Most Common Symptoms of Fish/Shellfish Allergies
- Flushing and swelling of the face, mouth, lips, tongue, throat, ears, fingers, or hands
- Tingling in the mouth
- Wheezing, trouble breathing, coughing, tight throat
- Digestive issues such as nausea, vomiting, and diarrhea
- Itching and hives
- Itchy, watery, or swollen eyes
- Sudden drop in blood pressure with causes lightheadedness or loss of consciousness, and a rapid heartbeat
In severe cases, an allergy to fish or shellfish can also result in anaphylaxis, a sudden, severe, and life-threatening allergic reaction that can involve several areas of the body. If you have a fish and/or shellfish allergy, it is recommended to keep an epinephrine auto-injector with you at all times. An epinephrine injection is the only treatment for anaphylaxis.
There are several steps involved in testing for and diagnosing an egg allergy. Consult your allergist or physician for further information.
Avoiding Exposure to Fish & Shellfish Products
Even trace amounts of a food allergen can cause a reaction. Since there is such a high level of cross-contact within the food groups, your health care provider may advise you to avoid fish or shellfish in all forms. However, if you happen to be someone who is allergic to just one or two forms of fish or shellfish, consult with your doctor or allergist about the safety of eating other forms of fish or shellfish.
The best way to manage a fish or shellfish allergy is to read the labels and avoid any food that is a potential allergen including:
- Fish such as tuna, salmon, and halibut
- Shellfish such as shrimp, crab, prawn, crawfish, lobster, clams, mussels oysters, squid, cuttlefish, octopus, snails, and scallops
Make sure to look for these terms (related to fish or shellfish) when reading labels. Eating any one of the following products or ingredients can potentially lead to an allergic reaction:
- Worcestershire sauce
- Caesar salad and dressing
- Barbecue sauces made with Worcestershire
- Caviar and fish roe
- Fish sauces, oils, and gelatin
- Asian cuisines
Special Seafood Considerations
Cross-contact is a serious issue facing individuals with a food allergy. Cross-contact can happen when a food is exposed to fish or shellfish during processing or handling. For example, a kitchen tool (i.e., a knife) that was previously used to cut the tails off of shrimp is now being used to slice potatoes.

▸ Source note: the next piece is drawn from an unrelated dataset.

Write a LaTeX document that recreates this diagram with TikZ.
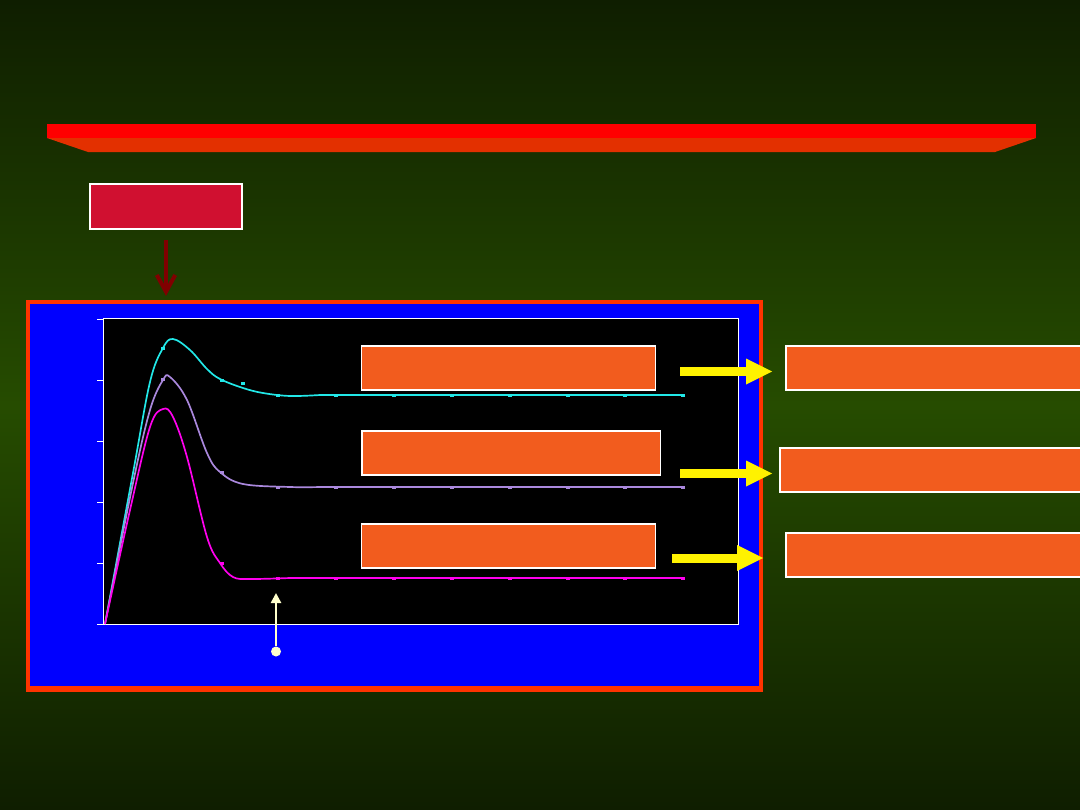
\documentclass[tikz,border=0pt]{standalone}
\usepackage{xcolor}
\usepackage{tikz}
\usetikzlibrary{arrows.meta}
\usetikzlibrary{positioning}
\usetikzlibrary{calc}

\definecolor{bgdark}{HTML}{0F1E00}
\definecolor{bgmid}{HTML}{264C00}
\definecolor{bannertop}{HTML}{FF0000}
\definecolor{bannerlow}{HTML}{E33000}
\definecolor{crimson}{HTML}{D01030}
\definecolor{panelrim}{HTML}{FF3300}
\definecolor{tangerine}{HTML}{F25C1E}
\definecolor{cyancurve}{HTML}{22E8E8}
\definecolor{lavcurve}{HTML}{AA88DD}
\definecolor{magcurve}{HTML}{FF00EE}
\definecolor{cream}{HTML}{FFFFCC}
\definecolor{darkmaroon}{HTML}{800000}

\begin{document}
\begin{tikzpicture}[x=0.025cm,y=-0.025cm]
      \useasboundingbox (0,0) rectangle (1080,810);
      \shade[top color=bgdark,bottom color=bgdark,middle color=bgmid] (0,0) rectangle (1080,810);
      % banner
      \fill[bannertop] (47,124) rectangle (1036,138);
      \fill[bannerlow] (47,138) -- (1036,138) -- (995,152) -- (88,152) -- cycle;
      \begin{scope}[every node/.style={rectangle,draw=white,inner sep=0pt}]
        \node[fill=crimson,line width=1.4pt,minimum width=3.8cm,minimum height=1.125cm] (src) at (166,206.5) {};
        \node[fill=blue,draw=panelrim,line width=2.85pt,minimum width=18.325cm,minimum height=9.675cm] (panel) at (394.5,495.5) {};
        \node[fill=black,line width=0.7pt,minimum width=15.85cm,minimum height=7.625cm] (frame) at (421,471.5) {};
      \end{scope}
      \fill[panelrim] (26,686) rectangle (763,692);
      \begin{scope}[every node/.style={rectangle,draw=white,fill=tangerine,line width=1.05pt,inner sep=0pt,minimum height=1.11cm}]
        \node[minimum width=7.34cm] (b1) at (508.5,368) {};
        \node[minimum width=7.46cm] (b2) at (511,453) {};
        \node[minimum width=7.34cm] (b3) at (508.5,546) {};
        \node[minimum width=7.46cm] (r1) at (935,368) {};
        \node[minimum width=7.61cm] (r2) at (932,470) {};
        \node[minimum width=7.46cm] (r3) at (935,555) {};
      \end{scope}
      % axis ticks
      \foreach \ty in {319,380,441,502,563,624}
        \draw[white,line width=0.7pt] (97,\ty) -- (104,\ty);
      % curves
      \begin{scope}[line width=1.2pt]
        \draw[cyancurve] plot[smooth,tension=0.6] coordinates {(105,624) (133,473) (150,382) (163,348) (173,339) (190,350) (207,369) (220,379) (243,388) (263,393) (290,396) (320,395)} -- (684,395);
        \draw[lavcurve] plot[smooth,tension=0.6] coordinates {(105,624) (133,483) (150,410) (163,380) (170,377) (187,400) (207,453) (220,472) (243,484) (290,487) (320,487)} -- (684,487);
        \draw[magcurve] plot[smooth,tension=0.6] coordinates {(105,624) (130,510) (150,427) (163,409) (173,417) (187,457) (207,537) (220,563) (233,577) (250,579) (290,578)} -- (684,578);
      \end{scope}
      \foreach \mx/\my in {163/348,222/380,243/383,278/395,336/395,394/395,452/395,510/395,568/395,625/395,683/395}
        \fill[cyancurve] (\mx-2,\my-1.5) rectangle (\mx+2,\my+1.5);
      \foreach \mx/\my in {163/379,222/472,278/487,336/487,394/487,452/487,510/487,568/487,625/487,683/487}
        \fill[lavcurve] (\mx-2,\my-1.5) rectangle (\mx+2,\my+1.5);
      \foreach \mx/\my in {222/563,278/578,336/578,394/578,452/578,510/578,568/578,625/578,683/578}
        \fill[magcurve] (\mx-2,\my-1.5) rectangle (\mx+2,\my+1.5);
      % arrows
      \coordinate (y1) at (680,371.5);
      \coordinate (y2) at (680,473.5);
      \coordinate (y3) at (672,558);
      \node[circle,fill=cream,inner sep=0pt,minimum size=0.25cm] (dot) at (276,651.5) {};
      \coordinate (mark) at (276,593);
      \begin{scope}[every edge/.style={draw=yellow,line width=0.225cm,-{Triangle[length=0.65cm,width=0.65cm,line width=0pt]}}]
        \path (y1) edge[shorten >=0.325cm] (y1 -| r1.west);
        \path (y2) edge[shorten >=0.175cm] (y2 -| r2.west);
        \path (y3) edge[shorten >=0.55cm] (y3 -| r3.west);
      \end{scope}
      \draw[darkmaroon,line width=2.85pt,-{Straight Barb[length=0.42cm,width=0.46cm]},shorten <=0.26cm,shorten >=0.1cm] (src.south) -- (src.south |- panel.north);
      \draw[cream,line width=2pt,-{Triangle[length=0.25cm,width=0.25cm]}] (dot) -- (mark);
    \end{tikzpicture}
\end{document}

Even though potatoes do not contain shellfish products, the knife (with shrimp on it) has now introduced the allergen into the food.
Regulations Related to Fish & Shellfish Allergies
The U.S. Food and Drug Administration (FDA) is primarily responsible for enforcing the Food Allergen Labeling and Consumer Protection Act of 2004, which requires that food labels clearly identify the food source names of any ingredients that are one of the major food allergens (including fish and shellfish) or contain any protein derived from a major food allergen.
The law further explains that the name of the food source of a major food allergen must appear in parentheses following the name of the ingredient or next to the list of ingre-dients in a “contains” statement.
Unfortunately, the FALCPA’s labeling requirement does not apply to products that may be contaminated due to cross-contact. The FDA does not regulate statements such as: “may contain shellfish,” or “manufactured on shared equipment with shellfish” or “manufactured in the same facility as shellfish” so there is no guarantee that products labeled as such are safe.
It’s important to note that fish and the crustacean shellfish (i.e., shrimp, crab, and lobster) are part of the labeling requirements. But shellfish that are part of the molluscan family, like scallops and oysters, are not required to be identified on a label.